IN THIS curious game the top-order batsmen have left the run-scoring to men like Winston Benjamin, who has clearly spent few fireside evenings browsing through Len Hutton's batting manual, and Paul Nixon, who began the season in his accustomed role as second-string wicketkeeper.

On Friday Somerset hauled themselves up from 16 for 3 to a respectable 327, with scores throughout the middle order, and immediately after lunch yesterday Leicestershire were 89 for 6, only half-way to the follow-on figure, but they finished just 57 adrift. And before stumps, Somerset had lost both openers Mark Lathwell and Andy Hayhurst.

Somerset had an impressive morning, confirming that they are a stronger side this season.

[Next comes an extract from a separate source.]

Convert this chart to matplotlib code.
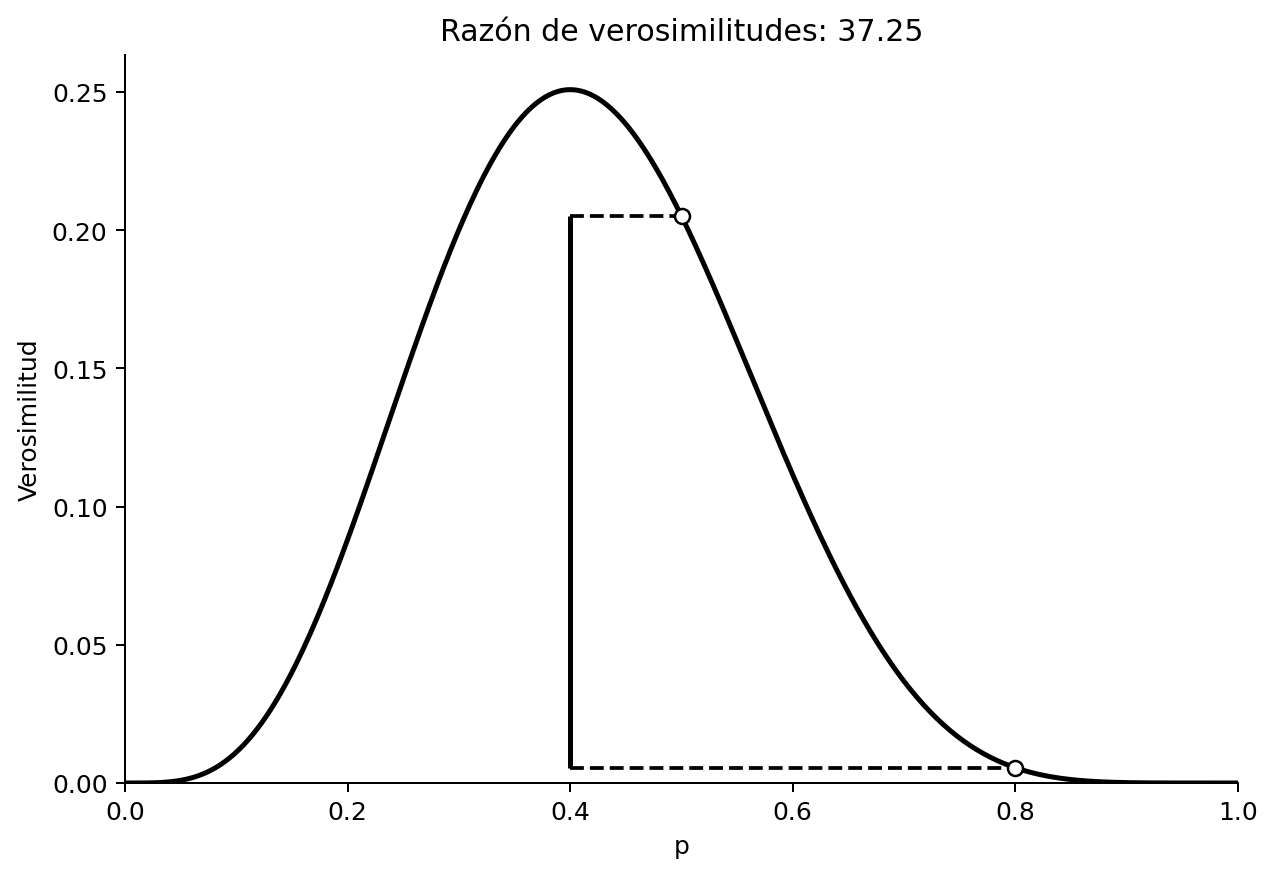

They are without Andrew Caddick, suffering from flu, so take away the South African Richard Snell and this is the same bowling line-up that left them floundering at the foot of the Championship table last year.

Snell has proved his all-round worth - he top-scored on Friday with 81 and was the most menacing bowler during a testing first session yesterday - but there has also been a transformation in two Somerset regulars. Harvey Trump has come of age as a lean, mean, off- break bowler. Earlier in the season he was briefly the leading spinner in the averages, and he lunched yesterday with 2 for 8 from 13 overs. Neil Mallender, on the other hand, has found new zest in his dotage, now that he is relieved of the impossible requirement of being both stock and strike bowler that a threadbare club imposed on him last season. After lunch, however, the initiative dramatically changed hands. Paul Nixon carefully repaired the Leicester innings in the company of this season's bargain signing Vince Wells, formerly of Kent. Between them they saved the follow-on.

Another partnership, with the left-handed Chris Hawkes supporting the muscular improvisations of Benjamin, took the home team to respectability, and the eager Somerset of the morning were now looking ragged.

When it comes to last-day declaration negotiations, Nigel Briers is a tough bargainer. And Chris Tavare's mathematics have deserted him on a couple of crucial occasions this year. An intriguing Monday could still result.